Никогда во всю зиму не было в Крутогорске такого визитного волнения, как в это утро. Постороннему могло показаться, что наступило Рождество или Светлый праздник. Замечательно, что в это утро у всех явились самые неустранимые побуждения совершить такие визиты, которые иначе были бы отложены неизвестно докуда. Синяя карета Каншиных на белых лошадях просто реяла по улицам. Протасьев, который вместе с полковым адъютантом тоже шнырял из дома в дом, стараясь уладить столкновение Овчинникова с Нарежным, с досадой натыкался на всяком шагу на этих знакомых белых лошадей.
— Ну, поднялась теперь эта «обер-супер-кригс-сплетница», — пробормотал он сквозь зубы. — Из своего министерства теперь не скоро выпустит.
— Да и баба! — прибавил адъютант, качнув удивлённо каскою. — Чисто прорванное решето! Так и льёт, так и льёт!

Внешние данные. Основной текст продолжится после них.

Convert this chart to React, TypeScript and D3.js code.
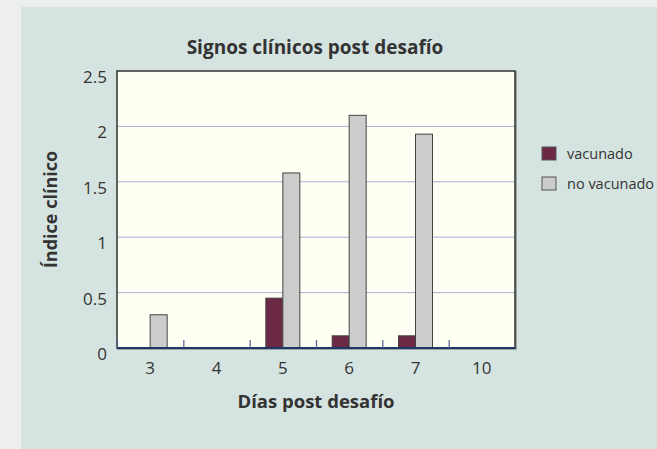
import * as d3 from 'd3';
import {useEffect, useRef} from 'react';

const width = 657;
const height = 449;

const days = ['3', '4', '5', '6', '7', '10'];
const series = ['vacunado', 'no vacunado'];
const vacunado = [0, 0, 0.45, 0.11, 0.11, 0];
const noVacunado = [0.3, 0, 1.58, 2.1, 1.93, 0];
const yTicks = [0, 0.5, 1, 1.5, 2, 2.5];
const colors = ['#6b2946', '#cccccc'];

const font = '"Open Sans", "DejaVu Sans", sans-serif';

function App() {
  const ref = useRef<SVGSVGElement>(null);

  useEffect(() => {
    const svg = d3.select(ref.current);
    svg.selectAll('*').remove();

    const m = {left: 117, right: 515, top: 71, bottom: 348};

    const x = d3.scaleBand().domain(days).range([m.left, m.right]).padding(0);
    const y = d3.scaleLinear().domain([0, 2.5]).range([m.bottom, m.top]);
    const barW = 17;
    const inner = d3.scaleBand().domain(series).range([-barW, barW]);

    // page + panel
    svg.append('rect').attr('width', width).attr('height', height).attr('fill', '#edefef');
    svg.append('rect').attr('x', 21).attr('y', 7).attr('width', width - 21).attr('height', height - 7)
      .attr('fill', '#d6e4e1');

    // plot area
    svg.append('rect')
      .attr('x', m.left + 1).attr('y', m.top + 1)
      .attr('width', m.right - m.left).attr('height', m.bottom - m.top)
      .attr('fill', 'none').attr('stroke', '#9aa6a4').attr('stroke-width', 2);
    svg.append('rect')
      .attr('x', m.left).attr('y', m.top)
      .attr('width', m.right - m.left).attr('height', m.bottom - m.top)
      .attr('fill', '#fffff4');

    // grid
    svg.append('g').selectAll('line')
      .data(yTicks.filter(t => t > 0 && t < 2.5))
      .join('line')
      .attr('x1', m.left).attr('x2', m.right)
      .attr('y1', d => y(d)).attr('y2', d => y(d))
      .attr('stroke', '#a9aed8').attr('stroke-width', 1);

    // bars
    const rows = days.map((d, i) => ({day: d, vals: [vacunado[i], noVacunado[i]]}));
    const grp = svg.append('g');
    rows.forEach(r => {
      const cx = x(r.day)! + x.bandwidth() / 2;
      r.vals.forEach((v, j) => {
        if (v <= 0) return;
        grp.append('rect')
          .attr('x', cx + inner(series[j])!)
          .attr('y', y(v))
          .attr('width', inner.bandwidth())
          .attr('height', y(0) - y(v))
          .attr('fill', colors[j])
          .attr('stroke', '#444')
          .attr('stroke-width', 1);
      });
    });

    // frame
    svg.append('rect')
      .attr('x', m.left).attr('y', m.top)
      .attr('width', m.right - m.left).attr('height', m.bottom - m.top)
      .attr('fill', 'none').attr('stroke', '#3d3d3d').attr('stroke-width', 1.6);

    // x axis line + ticks
    svg.append('line')
      .attr('x1', m.left).attr('x2', m.right)
      .attr('y1', m.bottom).attr('y2', m.bottom)
      .attr('stroke', '#1f3764').attr('stroke-width', 2);
    const bounds = days.map(d => x(d)!);
    svg.append('g').selectAll('line')
      .data(bounds)
      .join('line')
      .attr('x1', d => d + 0.5).attr('x2', d => d + 0.5)
      .attr('y1', m.bottom).attr('y2', m.bottom - 8)
      .attr('stroke', '#4a6090').attr('stroke-width', 1.2);

    // x tick labels
    svg.append('g').selectAll('text')
      .data(days)
      .join('text')
      .attr('x', d => x(d)! + x.bandwidth() / 2)
      .attr('y', 374)
      .attr('text-anchor', 'middle')
      .attr('font-family', font).attr('font-size', 17).attr('fill', '#333')
      .text(d => d);

    // y tick labels
    svg.append('g').selectAll('text')
      .data(yTicks)
      .join('text')
      .attr('x', 107)
      .attr('y', d => y(d) + 12)
      .attr('text-anchor', 'end')
      .attr('font-family', font).attr('font-size', 17).attr('fill', '#333')
      .text(d => String(d));

    // titles
    svg.append('text')
      .attr('x', 315).attr('y', 54)
      .attr('text-anchor', 'middle')
      .attr('font-family', font).attr('font-size', 19).attr('font-weight', 'bold').attr('fill', '#333')
      .text('Signos clínicos post desafío');
    svg.append('text')
      .attr('x', 316).attr('y', 408)
      .attr('text-anchor', 'middle')
      .attr('font-family', font).attr('font-size', 18.5).attr('font-weight', 'bold').attr('fill', '#333')
      .text('Días post desafío');
    svg.append('text')
      .attr('transform', `translate(57, ${(m.top + m.bottom) / 2}) rotate(-90)`)
      .attr('text-anchor', 'middle')
      .attr('font-family', font).attr('font-size', 18).attr('font-weight', 'bold').attr('fill', '#333')
      .text('Índice clínico');

    // legend
    const leg = svg.append('g').attr('transform', 'translate(542, 147)');
    series.forEach((s, i) => {
      const g = leg.append('g').attr('transform', `translate(0, ${i * 30})`);
      g.append('rect').attr('width', 14).attr('height', 13)
        .attr('fill', colors[i]).attr('stroke', '#555').attr('stroke-width', 1);
      g.append('text').attr('x', 25).attr('y', 11.5)
        .attr('font-family', font).attr('font-size', 14.5).attr('fill', '#333')
        .text(s);
    });
  }, []);

  return (
    <svg ref={ref} width={width} height={height}
      style={{position: 'absolute', left: 0, top: 0, display: 'block'}} />
  );
}

export default App;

Протасьев не уладил ничего. С самого раннего утра, когда Овчинников был ещё в постели, у него собрались на военный совет Демид Петрович, Протасьев, драгунский адъютант и ещё некоторые друзья. Только один адъютант стоял за необходимость дуэли, да и то не очень твёрдо. Дядюшка же и Протасьев били руками и ногами против. Дядюшка уверял, что это дело семейное, в кружке товарищей, что все были подпивши и что сам Овчинников наговорил Нарежному, пожалуй, ещё больше дерзостей. Овчинников обнаружил очевидную наклонность присоединиться к мнению друзей, и если не решался сделать это открыто, то единственно вследствие бестактной откровенности адъютанта, которого дёрнуло сказать, будто дело идёт о чести Лиды, а не о чести Овчинникова, и что поэтому он вряд ли вправе извинить Нарежного. Решено было прежде всего убедить Нарежного извиниться перед Овчинниковым в присутствии участников обеда. Но Нарежный об этом и слышать не хотел и наговорил Протасьеву таких вещей про Овчинникова, что тот даже не решился передать их по адресу. Тогда Демид Петрович, боявшийся дуэли, как бог знает чего, предложил довольно лукавую штуку — извиниться не перед Овчинниковым, который-де, в сущности, не может считать себя оскорблённым враньём подпившего приятеля, а перед Лидою. Ясно, что Нарежный не мог отказаться от такого извинения, и опасное дело уладилось бы в полчаса. Полковой адъютант молча хмурился и кусал бакенбарды, однако не возражал ничего, но зато сам Овчинников пришёл в неожиданный азарт, когда сообразил, что он уполномочит Нарежного иметь с Лидой свидание. Демид Петрович насилу уломал его, обещавши присутствовать при этом извинении в качестве посредника. Но только что разъехались друзья Овчинникова с тем, чтобы отвезти и Нарежному этот ультиматум, как неистово зазвенел звонок, и лакей доложил Овчинникову о приезде Нарежного.
У Овчинникова сделалось жарко на сердце от внезапного прилива радости. Он никак не ожидал, чтобы такая забубённая голова, как Нарежный, так скоро пошёл на мировую и ещё сам бы приехал к нему, очевидно, с извинением. Овчинников не спал всю ночь, тревожно обдумывая все безысходные ужасы предстоящей развязки. Только что занялась для него заря будущего счастия, только что получил он надежду принять в свои объятия драгоценный цветок, на который любовались тысячи, не смея дотронуться до него, не смея мечтать о нём — и вдруг всё задёрнулось чёрным флёром. Пистолеты, убийство, ссылка в Сибирь — всё это мерещилось его напуганной фантазии в нераспутываемой комбинации, и слабая голова, не привыкшая ни к какой борьбе с судьбою, отказывалась мыслить за себя. Овчинников чувствовал, что он ничего не выдумает, ничего не в состоянии отстранить, и с болезненным щемлением сердца отдавался течению событий. Может быть, другие помогут, спасут его.